At first the Dr. is supported by Billing (James Waterston) a reporter of the local newspaper – The People’s Messenger, its editor Hovstad (John Procacccino) and Aslaksen who is a printer (Gerry Bamman who all but steals the thunder from the two featured stars).  But then the Almighty dollar rears its greedy head. For if the truth is told financial ruin will be the fate of the town.

And so they all turn against him.  But he is a fighter – a strong and loud, stubborn and sometimes maniacal fighter who would risk losing everything in order for the truth to be known.   Will he?

This version is much shorter than previous productions.  And that’s a good thing.  As mentioned, the acting is somewhat over the top with screaming matches that sometimes take on the look of a “Silent Movie” – gestures signaling the spoken words of the arguments.

Petra (Maite Alina) the Dr’s daughter wishes she were a man so that she could better support her father.  His wife Catherine (Kathleen McNenny) doesn’t want to lose the financial security that she has finally been able to find and worries about her two other children (unseen).  Her wealthy father Morten Kiil (Michael Siberry) is the owner of a tannery that has caused the pollution – further complicating matters.  Their friend Captain Horster (Randall Newsome) is on his way to America and that sounds good to them all – up to a point.

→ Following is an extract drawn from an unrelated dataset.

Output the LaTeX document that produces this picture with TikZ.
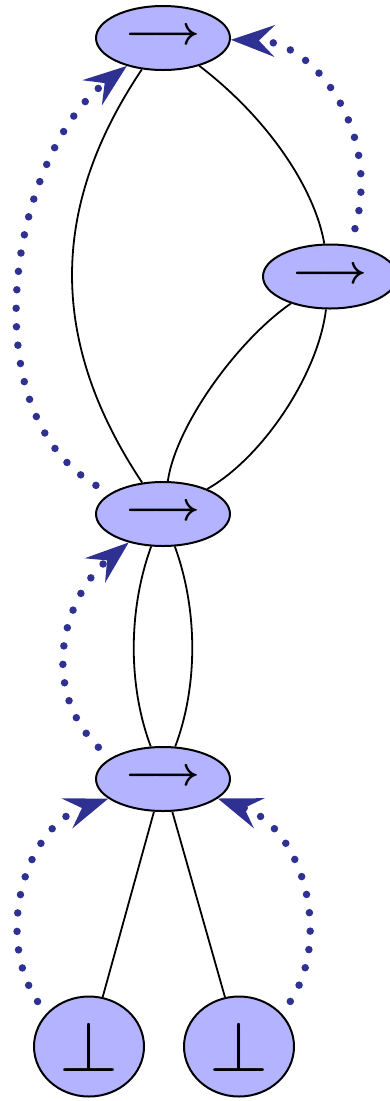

With this fresh translation there are sometimes words that are too modern for the period and there is a smorgasbord of accents to go around.  We do not know if we are in Norway or Texas.  If we are back then or in the here and now.  It’s all very haphazard.

Another excellent set has been provided by John Lee Beatty.  There are some disappointing costumes by the usually excellent Catherine Zuber.  In particular, the outfit designed for the Mayor that has him looking very much like Reginald Van Gleason III.